Citi Research sees the AI supercycle extending into 2026 but warns that the risk-reward balance is becoming less favorable, with greater volatility likely as OpenAI-related costs emerge in the second half of 2026 and worries grow over the debt used to finance the AI buildout.
The brokerage continues to favor NVIDIA (NVDA), Broadcom (AVGO), and Micron Technology (MU) in the AI ecosystem and sees the biggest positive surprise coming from the analog sector and expects an upturn in 2026 with consensus estimates moving higher given low inventory, low supply growth, and depressed margins.
Citi names Microchip Technology (MCHP) as its top pick, expecting the greatest upside to estimates due to its sales and margins having declined the most from peak levels.

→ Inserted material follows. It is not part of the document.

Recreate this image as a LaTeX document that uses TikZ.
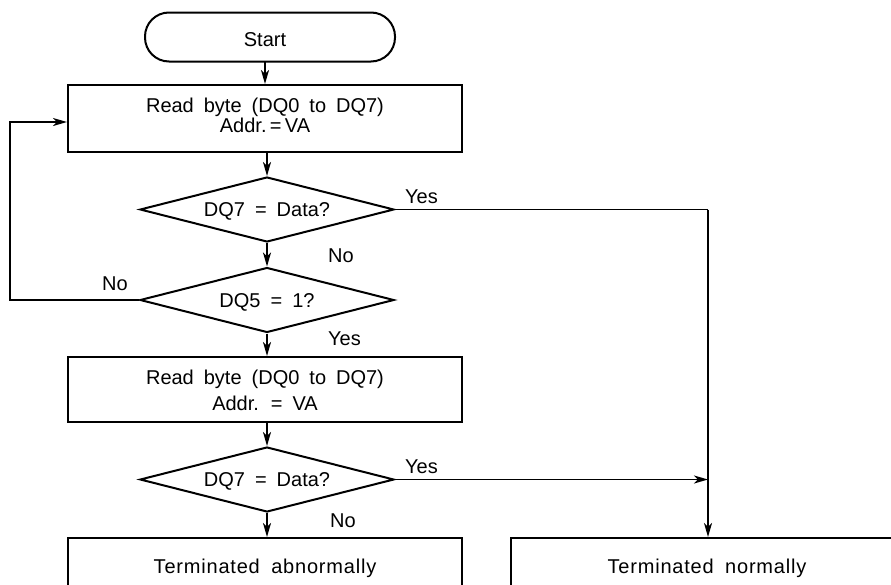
\documentclass[tikz,border=0pt]{standalone}
\usepackage{fontspec}
\setmainfont{Liberation Sans}[WordSpace={1.8,0.3,0.3}]
\usetikzlibrary{shapes.geometric,arrows.meta}
\begin{document}
\begin{tikzpicture}[x=1pt,y=-1pt,
  every node/.style={font=\fontsize{20}{22}\selectfont},
  flow/.style={line width=1.8pt},
  arr/.style={flow,-{Stealth[length=14pt,width=8pt,inset=4pt]}},
  procbox/.style={draw,line width=2pt,minimum width=394pt,minimum height=67pt,inner sep=0pt},
  endbox/.style={draw,line width=2pt,minimum width=394pt,minimum height=90pt,inner sep=0pt,anchor=north},
  decision/.style={draw,diamond,aspect=3.9,line width=2pt,minimum width=254pt,minimum height=65pt,inner sep=0pt},
  txt/.style={inner sep=0pt,anchor=base},
  wide/.style={font=\fontsize{20}{22}\selectfont\addfontfeatures{LetterSpace=4}},
  lbl/.style={inner sep=0pt,anchor=base west}]
\useasboundingbox (0,0) rectangle (891,584);
\clip (0,0) rectangle (891,584);

% terminator
\node[draw,line width=2pt,rounded corners=24pt,minimum width=250pt,minimum height=49pt,inner sep=0pt] (start) at (270,37) {};
\node[txt] at (265,46.5) {Start};
\coordinate (startout) at (265,61.5);

% first read
\node[procbox] (read1) at (265,118.5) {};
\node[txt] at (265,112.8) {Read byte (DQ0 to DQ7)};
\node[txt] at (265,132) {Addr.\,=\,VA};

% decisions
\node[decision] (d1) at (267,209.5) {};
\node[txt] at (267,216) {DQ7 = Data?};
\node[decision] (d2) at (267,300) {};
\node[txt] at (267,307) {DQ5 = 1?};

% second read
\node[procbox,minimum height=65pt] (read2) at (265,389.5) {};
\node[txt] at (265,384.3) {Read byte (DQ0 to DQ7)};
\node[txt] at (265,410) {Addr. = VA};

\node[decision] (d3) at (267,479.5) {};
\node[txt] at (267,486.5) {DQ7 = Data?};

% results
\node[endbox] (abn) at (265,537) {};
\node[txt,wide] at (265,573) {Terminated abnormally};
\node[endbox,minimum width=420pt,anchor=north west] (nrm) at (510,537) {};
\node[txt,wide] at (707,573) {Terminated normally};

% connectors
\coordinate (rx) at (708,209.5);
\coordinate (lx) at (10,300);
\coordinate (lt) at (10,122);
\draw[arr] (startout) -- (startout |- read1.north);
\draw[arr] (read1.south -| d1.north) -- (d1.north);
\draw[arr] (d1.south) -- (d2.north);
\draw[arr] (d2.south) -- (d2.south |- read2.north);
\draw[arr] (read2.south -| d3.north) -- (d3.north);
\draw[arr] (d3.south) -- (d3.south |- abn.north);
\draw[flow] (d1.east) -- (rx);
\draw[arr] (rx) -- (rx |- nrm.north);
\draw[arr] (d3.east) -- (d3.east -| rx);
\draw[arr] (d2.west) -- (lx) -- (lt) -- (lt -| read1.west);

% branch labels
\node[lbl] at (405,203) {Yes};
\node[lbl] at (328,262) {No};
\node[lbl] at (102,290) {No};
\node[lbl] at (328,345) {Yes};
\node[lbl] at (405,473) {Yes};
\node[lbl] at (330,527) {No};
\end{tikzpicture}
\end{document}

Other Buy-rated stocks include Broadcom (AVGO), Micron Technology (MU), Texas Instruments (TXN), NXP Semiconductors (NXPI), and Analog Devices (ADI).
“We like AVGO and see upside due to proliferation of TPUs,” the brokerage said, as AVGO confirmed Anthropic as Google’s (GOOG) largest TPU customer with $21 billion in revenue in 2026.
“We continue to believe more upside is coming at Micron, with DRAM pricing increasing every quarter in C26, driving further upside to consensus estimates,” analysts said in a Dec. 22 note.
In terms of earnings, Citi expects MCHP EPS to expand by more than 4X from $0.24 in 3Q25 to $1.33 by 4Q27E and projects TXN EPS to grow by 77% from $1.20 in 1Q26E to $2.12 in 3Q27E.
Citi also favors Synopsys (SNPS) over Cadence Design Systems (CDNS), citing stronger potential for operating margin expansion at Synopsys. The firm expects margins to benefit from cost-cutting initiatives, a higher software mix, and a rebound in the IP business.